Routine examination and cleaning
Basic exam tray
- Mouth mirror (#5)
- Explorer (shepherd's hook)
- Periodontal probe
- Cotton pliers
- Cotton rolls and gauze
- Air/water syringe tip
- Saliva ejector and HVE tip
Prophylaxis tray (add to exam tray)
- Ultrasonic scaler and appropriate tips
- Hand scalers (sickle and curettes)
- Prophy angle and prophy paste
- Dental floss
- Fluoride varnish (if applicable)
- Patient bib and bib clip
Composite restoration
- Mouth mirror and explorer
- Cotton pliers
- Local anesthetic setup (syringe, needle, cartridge, topical)
- High-speed handpiece
- Low-speed handpiece with contra-angle
- Assorted burs — round, fissure, finishing
- Matrix system (sectional matrix or Tofflemire) and wedges
- Composite placement instruments
- Composite material (confirm shade)
- Bonding agent and applicators
- Etch gel and applicators
- Curing light with barrier sleeve
- Articulating paper and forceps
- Finishing and polishing discs and strips
- Isolation materials — cotton rolls, dry angles, dental dam setup if used
Crown preparation
- Mouth mirror and explorer
- Local anesthetic setup
- High-speed handpiece
- Diamond burs — coarse for reduction, fine for finishing
- Low-speed handpiece with finishing burs
- Retraction cord and packer instrument
- Retraction cord hemostatic solution (e.g., ViscoStat) if used
- Impression material — PVS or digital scanner (confirm with dentist)
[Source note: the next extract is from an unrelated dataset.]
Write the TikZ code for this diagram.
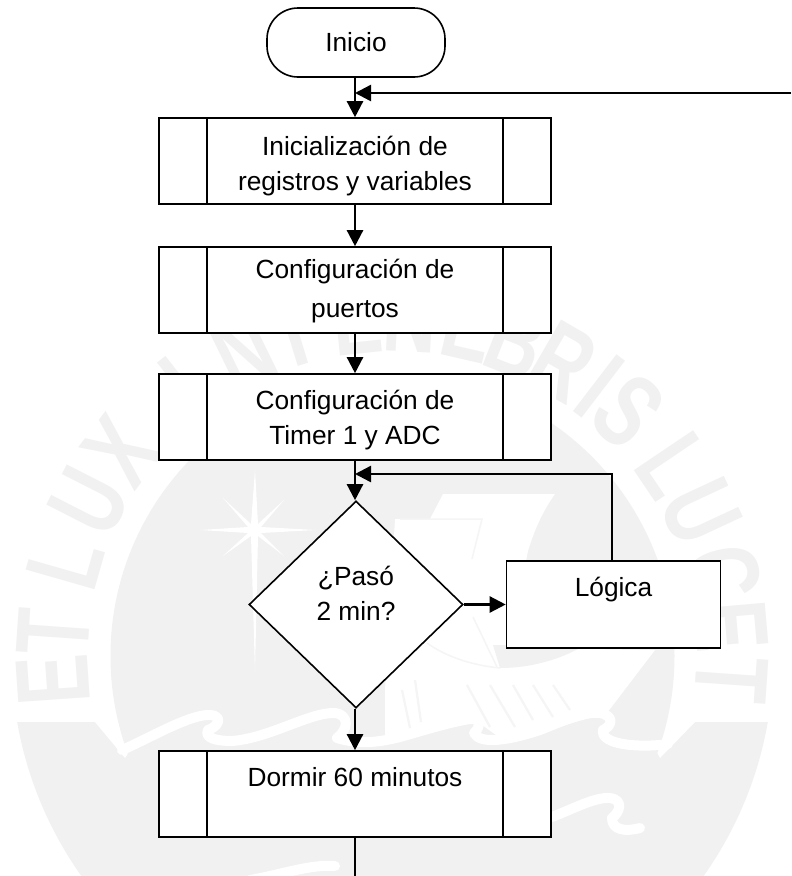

- Impression trays (full arch upper and lower, appropriate size)
- Bite registration material
- Temporary crown material and trim scissors
- Temporary cement
- Articulating paper
- Shade guide for laboratory prescription
Simple extraction
- Mouth mirror and explorer
- Local anesthetic setup — ensure adequate volume for the procedure
- Straight elevator
- Extraction forceps — appropriate for the tooth being extracted
- Periosteal elevator
- Surgical curette
- Gauze (multiple packs)
- Sterile saline for irrigation
- Suture setup if required — needle driver, suture scissors, appropriate suture
- Post-operative instruction sheet
Scaling and root planing (deep cleaning)
- Mouth mirror and explorer
- Periodontal probe
- Local anesthetic setup — deep cleaning is done with anesthesia by quadrant
- Ultrasonic scaler and subgingival tips
- Gracey curettes — full set, area-specific
- Universal curettes
- Sterile water/saline for ultrasonic irrigation
- Cotton rolls and gauze
- Antimicrobial rinse (e.g., chlorhexidine) for post-procedure rinse if prescribed
Tray setup tips that make a real difference
- Know the procedure before you set up. Review the chart so you understand the planned treatment — you can't set the right tray without knowing what's happening.
- Arrange instruments left to right in order of use. This creates a consistent flow — the dentist knows where to reach without looking.
- Stock consumables before the patient arrives. Running out of gauze or cotton rolls mid-procedure is preventable.
- Confirm the anesthetic type and quantity before the patient sits. Check the health history for contraindications before loading the syringe.
- Have a secondary tray ready for complex cases. For surgical procedures, having an adjacent surface with backup instruments prevents interruptions if something is contaminated or dropped.
The bottom line
A well-set tray is invisible — the procedure flows, the dentist never asks for something twice, and the patient never notices a gap. An incomplete tray is immediately visible and slows everything. Preparation is the single highest-leverage thing a dental assistant does for procedural efficiency. Know your procedures, set comprehensive trays, and arrive ready before the patient does.